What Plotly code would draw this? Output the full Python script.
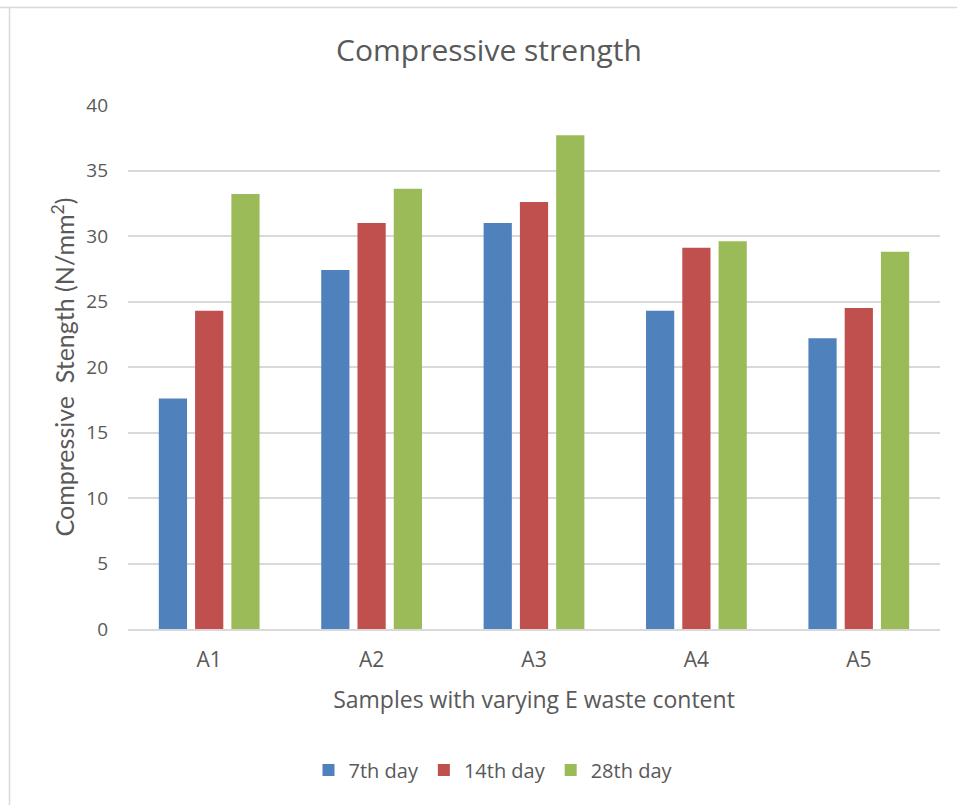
import plotly.graph_objects as go

# Sample labels and compressive strength results (N/mm²) at each curing age
samples = ["A1", "A2", "A3", "A4", "A5"]
day7 = [17.6, 27.4, 31.0, 24.3, 22.2]
day14 = [24.3, 31.0, 32.6, 29.1, 24.5]
day28 = [33.2, 33.6, 37.7, 29.6, 28.8]
y_ticks = [0, 5, 10, 15, 20, 25, 30, 35, 40]

series = [
    ("7th day", day7, "#4F81BD"),
    ("14th day", day14, "#C0504D"),
    ("28th day", day28, "#9BBB59"),
]

FONT = "'Open Sans', sans-serif"
YFONT = "Lato, sans-serif"
TXT = "#595959"

W, H = 957, 805
ML, MR, MT, MB = 128, 17, 105, 176

fig = go.Figure()
for name, vals, col in series:
    fig.add_trace(go.Bar(
        x=samples, y=vals, name=name,
        marker=dict(color=col, line=dict(width=0)),
    ))

pw = W - ML - MR
ph = H - MT - MB


def px_x(p):
    return (p - ML) / pw


def px_y(p):
    return (H - MB - p) / ph


# Light outer frame on the top and left edges of the chart area
fig.add_shape(type="line", xref="paper", yref="paper",
              x0=px_x(0), x1=px_x(W), y0=px_y(7.5), y1=px_y(7.5),
              line=dict(color="#D9D9D9", width=1.5))
fig.add_shape(type="line", xref="paper", yref="paper",
              x0=px_x(9.5), x1=px_x(9.5), y0=px_y(7.5), y1=px_y(H),
              line=dict(color="#D9D9D9", width=1.5))

fig.update_layout(
    width=W, height=H,
    margin=dict(l=ML, r=MR, t=MT, b=MB),
    paper_bgcolor="white", plot_bgcolor="white",
    barmode="group", bargap=0.33, bargroupgap=0.222,
    title=dict(text="Compressive strength", x=489 / W, xref="container",
               xanchor="center", y=1 - 50 / H, yanchor="middle",
               font=dict(family=FONT, size=30, color=TXT)),
    font=dict(family=FONT, color=TXT),
    xaxis=dict(
        showgrid=False, showline=True, linecolor="#D9D9D9", linewidth=2,
        ticks="", tickfont=dict(size=21, color=TXT), ticklabelstandoff=11,
        title=dict(text="Samples with varying E waste content",
                   font=dict(size=23, color=TXT), standoff=20),
    ),
    yaxis=dict(
        range=[0, 40], tickvals=y_ticks, showgrid=True,
        gridcolor="#D9D9D9", gridwidth=1.5, zeroline=False,
        showline=False, ticks="", tickfont=dict(size=19, color=TXT),
        ticklabelstandoff=19,
        title=dict(text="Compressive\u00a0 Stength (N/mm<sup>2</sup>)",
                   font=dict(family=YFONT, size=25, color=TXT), standoff=4),
    ),
    legend=dict(orientation="h", x=px_x(493), xanchor="center",
                y=px_y(770), yanchor="middle",
                font=dict(size=20, color=TXT), itemwidth=30,
                traceorder="normal"),
)

fig.write_html("out.html")
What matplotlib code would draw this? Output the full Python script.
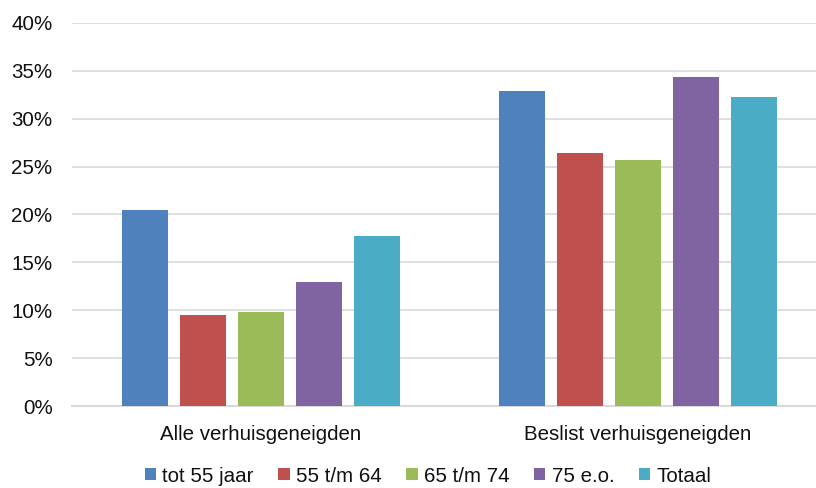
import numpy as np
import matplotlib
matplotlib.use('Agg')
import matplotlib.pyplot as plt
from matplotlib.ticker import FuncFormatter

categories = ['Alle verhuisgeneigden', 'Beslist verhuisgeneigden']
series = ['tot 55 jaar', '55 t/m 64', '65 t/m 74', '75 e.o.', 'Totaal']
values = [
    [20.5, 32.9],   # tot 55 jaar
    [9.5, 26.4],    # 55 t/m 64
    [9.8, 25.7],    # 65 t/m 74
    [13.0, 34.4],   # 75 e.o.
    [17.8, 32.3],   # Totaal
]
colors = ['#4F81BD', '#C0504D', '#9BBB59', '#8064A2', '#4BACC6']

plt.rcParams['font.family'] = ['Liberation Sans', 'DejaVu Sans']

fig = plt.figure(figsize=(8.16, 4.88), dpi=100)
ax = fig.add_axes([72/816, 1-406/488, (816-72)/816, (406-23)/488])

x = np.arange(len(categories))
w = 0.122
step = 0.1538
for i, (name, vals) in enumerate(zip(series, values)):
    ax.bar(x + (i-2)*step, vals, width=w, color=colors[i], label=name, zorder=3)

ax.set_xlim(-0.5, 1.472)
ax.set_ylim(0, 40)
ax.set_yticks(np.arange(0, 41, 5))
ax.yaxis.set_major_formatter(FuncFormatter(lambda v, p: '%d%%' % v))
ax.set_xticks(x)
ax.set_xticklabels(categories)
ax.grid(axis='y', color='#D9D9D9', linewidth=1.2, zorder=0)
for s in ['top', 'right', 'left']:
    ax.spines[s].set_visible(False)
ax.spines['bottom'].set_color('#D9D9D9')
ax.spines['bottom'].set_linewidth(1.5)
ax.tick_params(axis='both', length=0, labelsize=14.8, colors='#111111')
ax.tick_params(axis='y', pad=14)
ax.tick_params(axis='x', pad=14)

fig.legend(loc='center', bbox_to_anchor=(428/816, 1-476/488), ncol=5, frameon=False,
           fontsize=14.8, handlelength=0.55, handleheight=0.55, handletextpad=0.3,
           columnspacing=1.2, borderpad=0, labelcolor='#111111')

plt.savefig('out.png', dpi=100)
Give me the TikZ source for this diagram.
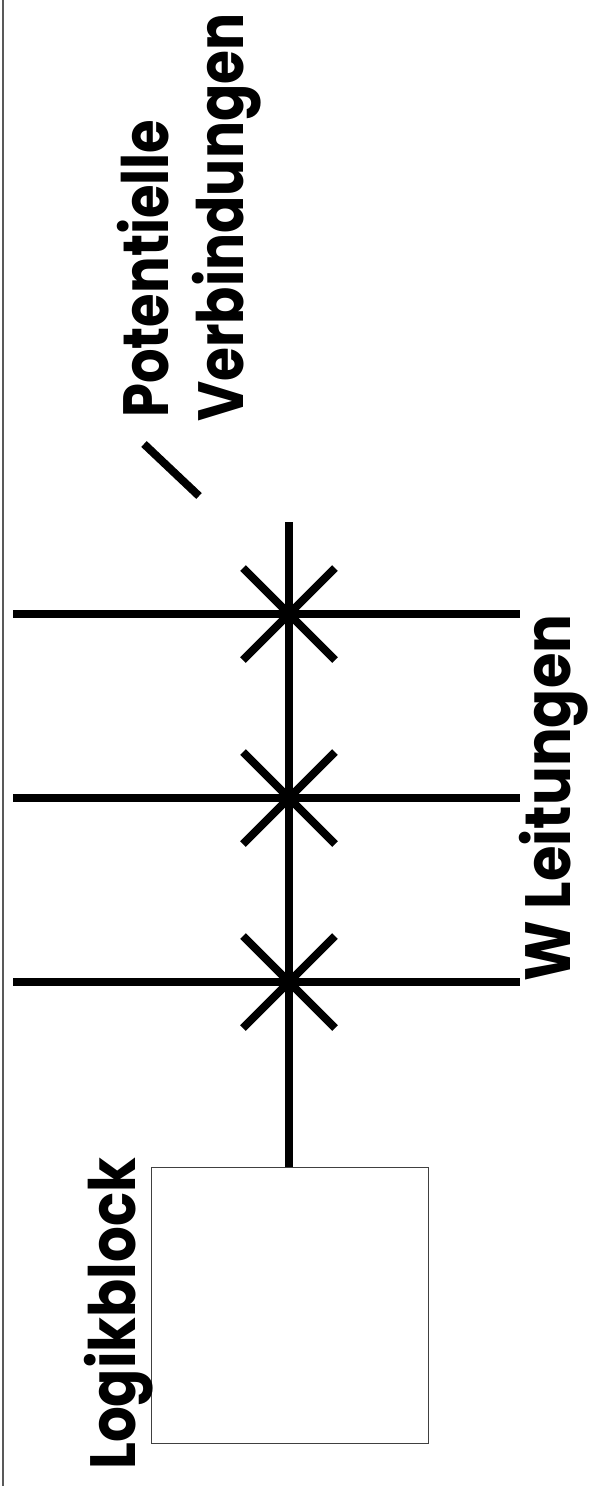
\documentclass[tikz,border=0pt]{standalone}
\usepackage{fontspec}
\usetikzlibrary{calc}
\newfontfamily\labelfont{Poppins}[BoldFont={Poppins Bold}]
\newcommand\narrowtext[2]{\scalebox{#1}[1]{#2}}
\begin{document}
\begin{tikzpicture}[x=1pt,y=-1pt,
  wire/.style={line width=7.5pt,line cap=butt},
  cross/.style={line width=8pt,line cap=butt},
  frameline/.style={line width=1.5pt,draw=black!65},
  blockbox/.style={draw=black!75,line width=1pt,minimum width=277pt,minimum height=276pt,inner sep=0pt,anchor=north west},
  lbl/.style={rotate=90,inner sep=0pt,anchor=base west,font=\labelfont\bfseries\fontsize{64}{64}\selectfont}
]
\useasboundingbox (0,0) rectangle (592,1486);
% left border
\coordinate (bt) at (3,0);
\coordinate (bb) at (3,1486);
\draw[frameline] (bt) -- (bb);
% logic block
\node[blockbox] (logik) at (151,1167) {};
% vertical wire
\coordinate (vtop) at (289,522);
\draw[wire] (logik.north -| vtop) -- (vtop);
% horizontal wires and crossings
\foreach \n/\y in {a/614,b/798,c/982}{
  \coordinate (\n L) at (13,\y);
  \coordinate (\n R) at (520,\y);
  \coordinate (\n X) at (289,\y);
  \draw[wire] (\n L) -- (\n R);
  \draw[cross] ($(\n X)+(-46,-46)$) -- ($(\n X)+(46,46)$);
  \draw[cross] ($(\n X)+(-46,46)$) -- ($(\n X)+(46,-46)$);
}
% legend slash
\coordinate (s1) at (144,444);
\coordinate (s2) at (199,496);
\draw[cross] (s1) -- (s2);
% labels
\node[lbl] (pot) at (168,418) {\narrowtext{0.85}{Potentielle}};
\node[lbl] (verb) at (243,422) {\narrowtext{0.86}{Verbindungen}};
\node[lbl] (wl) at (570,982) {\narrowtext{0.90}{W Leitungen}};
\node[lbl] (lb) at (135,1470) {\narrowtext{0.88}{Logikblock}};
\end{tikzpicture}
\end{document}
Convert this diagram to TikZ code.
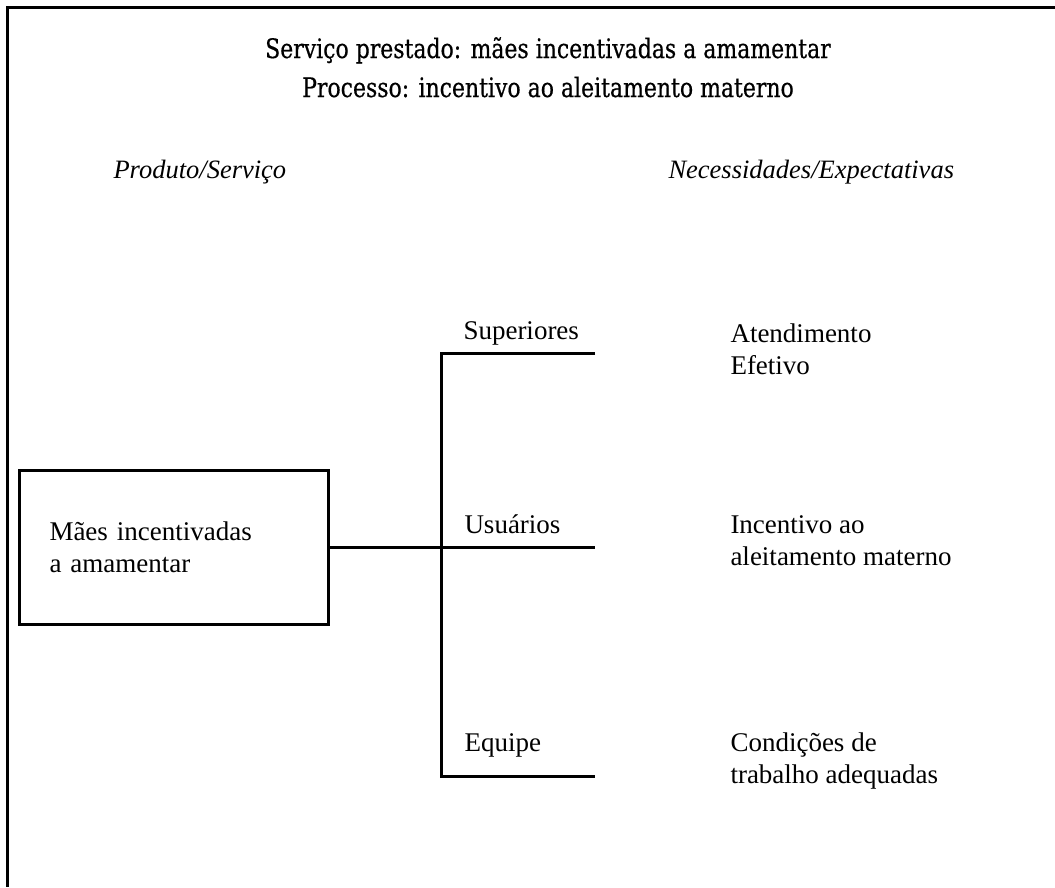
\documentclass[tikz,border=0pt]{standalone}
\usepackage{fontspec}
\setmainfont{Liberation Serif}
\newfontfamily\titlefont[FakeStretch=0.82,FakeBold=0.6]{DejaVu Serif}
\tikzset{
    auto,node distance =1.1 cm and 1.1 cm,
}

\begin{document}
\begin{tikzpicture}
            [x=1pt,y=-1pt,line width=3pt,
            every node/.style={inner sep=0pt,font=\fontsize{27}{32}\selectfont},
            titletext/.style={anchor=base,font=\titlefont\fontsize{26.8}{40}\selectfont},
            headtext/.style={anchor=base west,font=\itshape\fontsize{26.5}{32}\selectfont},
            whotext/.style={anchor=base west},
            needtext/.style={anchor=north west,align=left},
            mainbox/.style={draw,anchor=north west,align=left,text width=249pt,inner xsep=30pt,minimum width=309pt,minimum height=154pt}]
            \useasboundingbox (0,0) rectangle (1055,887);
            \draw (1055,7) -- (7,7) -- (7,887);
            \node(serv) [titletext] at (548,58) {Serviço prestado: mães incentivadas a amamentar};
            \node(proc) [titletext] at (548,97) {Processo: incentivo ao aleitamento materno};
            \node(prod) [headtext] at (112,178) {Produto/Serviço};
            \node(nec) [headtext] at (667,178) {Necessidades/Expectativas};
            \node(maes) [mainbox] at (18,469) {Mães incentivadas\\a amamentar};
            \coordinate (top) at (441,353);
            \coordinate (bot) at (441,776);
            \coordinate (hub) at (maes.east -| top);
            \coordinate (supend) at (595,353);
            \coordinate (usuend) at (hub -| supend);
            \coordinate (eqpend) at (595,776);
            \draw (maes.east) -- (hub) -- (usuend);
            \draw (supend) -- (top) -- (bot) -- (eqpend);
            \node(sup) [whotext] at (462,339) {Superiores};
            \node(usu) [whotext] at (463,533) {Usuários};
            \node(eqp) [whotext] at (463,751) {Equipe};
            \node(atend) [needtext] at (729,322) {Atendimento\\Efetivo};
            \node(incent) [needtext] at (729,514) {Incentivo ao\\aleitamento materno};
            \node(cond) [needtext] at (729,731) {Condições de\\trabalho adequadas};
\end{tikzpicture}
\end{document}
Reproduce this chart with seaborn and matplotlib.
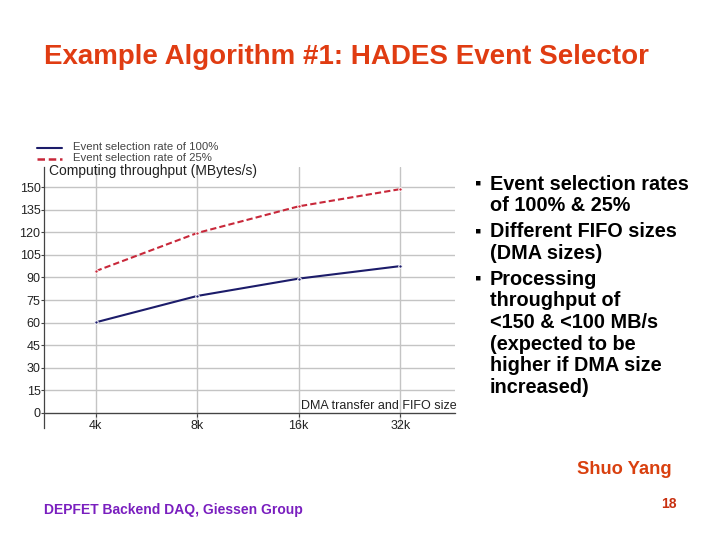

-=-=-

• **Task requirements**: Without the pictures, please reproduce each line of the listing above exactly, from the first one through the line bearing "import plotly.graph_objects as go".

• **Exercise solution**:
What Plotly code would draw this? Output the full Python script.
import plotly.graph_objects as go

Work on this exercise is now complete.